Exercise aim => Write out the data again exactly, skipping every picture.

_ _ _ _

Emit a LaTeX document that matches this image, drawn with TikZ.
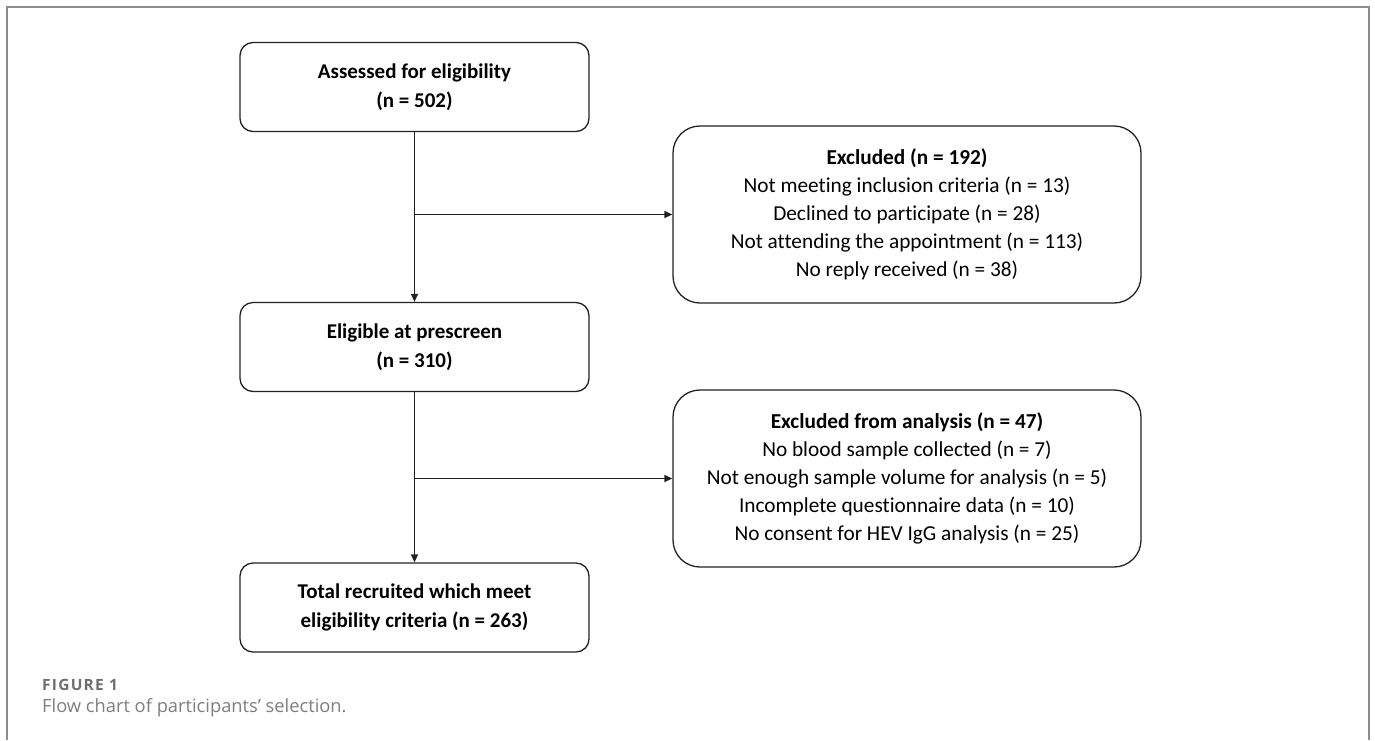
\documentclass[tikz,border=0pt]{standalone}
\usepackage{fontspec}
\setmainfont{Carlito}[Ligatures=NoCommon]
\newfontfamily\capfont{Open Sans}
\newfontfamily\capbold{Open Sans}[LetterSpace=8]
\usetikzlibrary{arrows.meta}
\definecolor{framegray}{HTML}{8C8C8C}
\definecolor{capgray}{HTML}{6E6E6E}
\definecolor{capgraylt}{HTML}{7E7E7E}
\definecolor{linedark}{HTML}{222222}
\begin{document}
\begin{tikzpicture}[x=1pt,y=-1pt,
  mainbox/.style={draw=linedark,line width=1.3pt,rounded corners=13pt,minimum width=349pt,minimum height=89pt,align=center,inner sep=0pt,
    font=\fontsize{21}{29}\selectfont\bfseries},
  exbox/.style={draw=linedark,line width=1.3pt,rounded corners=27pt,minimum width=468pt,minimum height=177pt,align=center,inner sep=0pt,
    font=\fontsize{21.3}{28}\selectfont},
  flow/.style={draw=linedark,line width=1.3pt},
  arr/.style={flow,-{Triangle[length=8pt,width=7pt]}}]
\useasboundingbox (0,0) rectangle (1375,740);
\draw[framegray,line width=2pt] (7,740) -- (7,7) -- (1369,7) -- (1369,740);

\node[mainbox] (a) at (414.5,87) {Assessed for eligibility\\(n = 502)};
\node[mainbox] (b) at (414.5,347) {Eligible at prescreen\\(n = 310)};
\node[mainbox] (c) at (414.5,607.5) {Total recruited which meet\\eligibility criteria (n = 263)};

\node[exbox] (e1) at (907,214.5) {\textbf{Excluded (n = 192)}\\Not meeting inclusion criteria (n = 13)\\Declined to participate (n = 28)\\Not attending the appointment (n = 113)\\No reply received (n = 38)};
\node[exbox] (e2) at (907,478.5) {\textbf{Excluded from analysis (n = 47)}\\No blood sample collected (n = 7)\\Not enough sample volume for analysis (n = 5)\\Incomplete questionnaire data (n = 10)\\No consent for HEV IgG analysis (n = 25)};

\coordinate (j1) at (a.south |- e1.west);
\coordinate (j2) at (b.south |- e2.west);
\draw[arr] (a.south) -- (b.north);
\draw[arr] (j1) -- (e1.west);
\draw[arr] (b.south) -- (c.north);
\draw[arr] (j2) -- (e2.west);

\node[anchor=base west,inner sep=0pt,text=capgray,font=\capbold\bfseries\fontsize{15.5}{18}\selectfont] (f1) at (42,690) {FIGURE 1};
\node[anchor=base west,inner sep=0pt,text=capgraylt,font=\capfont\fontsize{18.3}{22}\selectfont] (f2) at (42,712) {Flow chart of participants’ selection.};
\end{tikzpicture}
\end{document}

_ _ _ _

Complete answer =>
Emit a LaTeX document that matches this image, drawn with TikZ.
\documentclass[tikz,border=0pt]{standalone}
\usepackage{fontspec}
\setmainfont{Carlito}[Ligatures=NoCommon]
\newfontfamily\capfont{Open Sans}
\newfontfamily\capbold{Open Sans}[LetterSpace=8]
\usetikzlibrary{arrows.meta}
\definecolor{framegray}{HTML}{8C8C8C}
\definecolor{capgray}{HTML}{6E6E6E}
\definecolor{capgraylt}{HTML}{7E7E7E}
\definecolor{linedark}{HTML}{222222}
\begin{document}
\begin{tikzpicture}[x=1pt,y=-1pt,
  mainbox/.style={draw=linedark,line width=1.3pt,rounded corners=13pt,minimum width=349pt,minimum height=89pt,align=center,inner sep=0pt,
    font=\fontsize{21}{29}\selectfont\bfseries},
  exbox/.style={draw=linedark,line width=1.3pt,rounded corners=27pt,minimum width=468pt,minimum height=177pt,align=center,inner sep=0pt,
    font=\fontsize{21.3}{28}\selectfont},
  flow/.style={draw=linedark,line width=1.3pt},
  arr/.style={flow,-{Triangle[length=8pt,width=7pt]}}]
\useasboundingbox (0,0) rectangle (1375,740);
\draw[framegray,line width=2pt] (7,740) -- (7,7) -- (1369,7) -- (1369,740);

\node[mainbox] (a) at (414.5,87) {Assessed for eligibility\\(n = 502)};
\node[mainbox] (b) at (414.5,347) {Eligible at prescreen\\(n = 310)};
\node[mainbox] (c) at (414.5,607.5) {Total recruited which meet\\eligibility criteria (n = 263)};

\node[exbox] (e1) at (907,214.5) {\textbf{Excluded (n = 192)}\\Not meeting inclusion criteria (n = 13)\\Declined to participate (n = 28)\\Not attending the appointment (n = 113)\\No reply received (n = 38)};
\node[exbox] (e2) at (907,478.5) {\textbf{Excluded from analysis (n = 47)}\\No blood sample collected (n = 7)\\Not enough sample volume for analysis (n = 5)\\Incomplete questionnaire data (n = 10)\\No consent for HEV IgG analysis (n = 25)};

\coordinate (j1) at (a.south |- e1.west);
\coordinate (j2) at (b.south |- e2.west);
\draw[arr] (a.south) -- (b.north);
\draw[arr] (j1) -- (e1.west);
\draw[arr] (b.south) -- (c.north);
\draw[arr] (j2) -- (e2.west);

\node[anchor=base west,inner sep=0pt,text=capgray,font=\capbold\bfseries\fontsize{15.5}{18}\selectfont] (f1) at (42,690) {FIGURE 1};
\node[anchor=base west,inner sep=0pt,text=capgraylt,font=\capfont\fontsize{18.3}{22}\selectfont] (f2) at (42,712) {Flow chart of participants’ selection.};
\end{tikzpicture}
\end{document}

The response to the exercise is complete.